Um “batismo de fogo” que recompensa
Numa escala menor, Matthew Beucher, presidente da empresa Klaxoon, também deu muito que falar em janeiro de 2016. Quando participou pela primeira vez na CES, apresentou uma nova box que permitia animar as reuniões de forma divertida e eficaz, por meio de pesquisas, questionários e outras mensagens instantâneas.
“Ignorante em marketing”, tinha ouvido falar do Salão a um cliente da Schneider e tinha decidido à última hora concorrer ao Prémio. E em boa hora o fez: a decisão do júri de atribuir uma “Menção Honrosa” à Klaxoon “mudou a vida” da start-up. Após 700 apresentações, muitas vezes destinadas a um público qualificado (do diretor geral de um grande grupo chinês, ao chefe da divisão de produtos da Dell), o engenheiro de telecomunicações acreditou no potencial do B to C (business to consumer) da sua empresa e decidiu aliená-la parcialmente para esse efeito. Tudo para acautelar o seu relacionamento com os clientes-chave: 39 empresas do CAC40, incluindo 5 conhecidas no CES, são agora clientes da Klaxoon!
Mais confortável no pitch “em Inglês” e na arte de “contar uma história complicada em menos de cinco minutos”, depois deste “batismo de fogo”, Matthew Beucher realizou poucos meses depois o seu primeiro levantamento de fundos – 5 milhões de euros recolhidos em business angels franceses de renome (incluindo Xavier Niel) e, uma coisa rara, dois fundos de private equity norte-americanos. Hoje, o empresário espera voltar à CES e receber um novo prémio. Embora esta segunda participação lhe vá custar significativamente mais do que os 10 mil euros de 2016 – a participação foi então parcialmente subsidiada pela Business France.

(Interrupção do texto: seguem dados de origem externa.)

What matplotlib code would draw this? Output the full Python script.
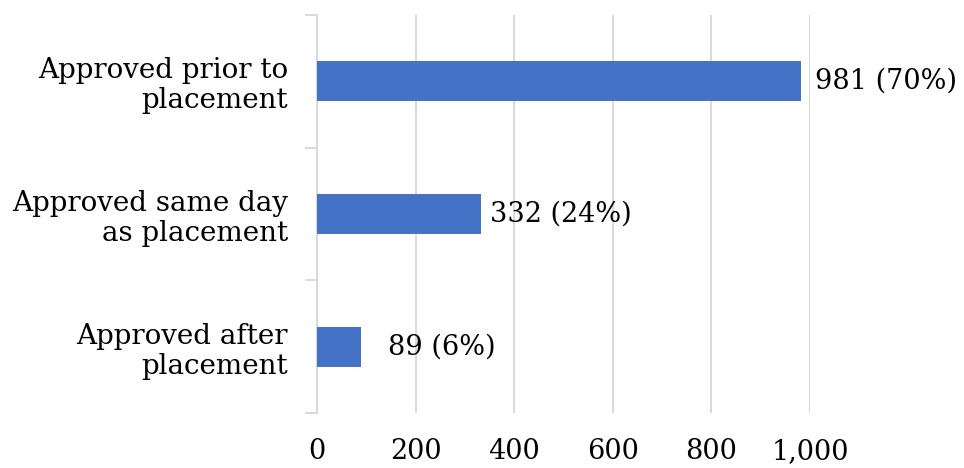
import matplotlib.pyplot as plt
from matplotlib.ticker import FuncFormatter

categories = ["Approved prior to\nplacement",
              "Approved same day\nas placement",
              "Approved after\nplacement"]
counts = [981, 332, 89]
shares = [70, 24, 6]
x_ticks = [0, 200, 400, 600, 800, 1000]

bar_color = "#4472C4"
grid_color = "#D9D9D9"

plt.rcParams["font.family"] = ["DejaVu Serif"]

fig = plt.figure(figsize=(9.64, 4.68), dpi=100)
ax = fig.add_axes([0.3288, 0.1175, 0.5114, 0.8505])

ypos = list(range(len(categories)))
ax.barh(ypos, counts, height=0.3, color=bar_color, zorder=3)

# value labels
pads = [14, 9, 27]
for y, c, s, p in zip(ypos, counts, shares, pads):
    ax.annotate(f"{c} ({s}%)", xy=(c, y), xytext=(p * 0.72, 0),
                textcoords="offset points", va="center", ha="left",
                fontsize=19.5, color="black")

ax.set_xlim(0, 1000)
ax.set_ylim(2.5, -0.5)
ax.set_xticks(x_ticks)
ax.xaxis.set_major_formatter(FuncFormatter(lambda v, _: f"{int(v):,}"))
ax.grid(axis="x", color=grid_color, linewidth=1.4, zorder=0)

ax.set_yticks(ypos)
ax.set_yticklabels(categories, fontsize=20, ha="right", linespacing=1.15,
                   color="black")
ax.set_yticks([-0.5, 0.5, 1.5, 2.5], minor=True)
ax.tick_params(axis="y", which="major", length=0, pad=21)
ax.tick_params(axis="y", which="minor", length=9, color=grid_color, width=1.4)
ax.tick_params(axis="x", length=0, pad=18, labelsize=19.5, labelcolor="black")

for side in ["top", "right", "bottom"]:
    ax.spines[side].set_visible(False)
ax.spines["left"].set_color(grid_color)
ax.spines["left"].set_linewidth(1.4)

fig.savefig("out.png", dpi=100)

Como veterano da tecnologia, Rafi Haladjian adverte, no entanto, que a presença perde rentabilidade ao longo dos anos, uma vez que as empresas se sentem obrigadas a embarcar em condições cada vez mais faustosas, para provar a sua boa saúde, face a concorrentes cada vez mais numerosos. “Depois de algumas participações, convém equacionar se gastar à volta de 150 mil euros para ficar em 83º entre as 100 inovações do ano ainda faz sentido, mesmo que isso satisfaça os investidores e lisonjeie o ego dos colaboradores”, salienta Rafi Haladjian, citado pelo Les Echos.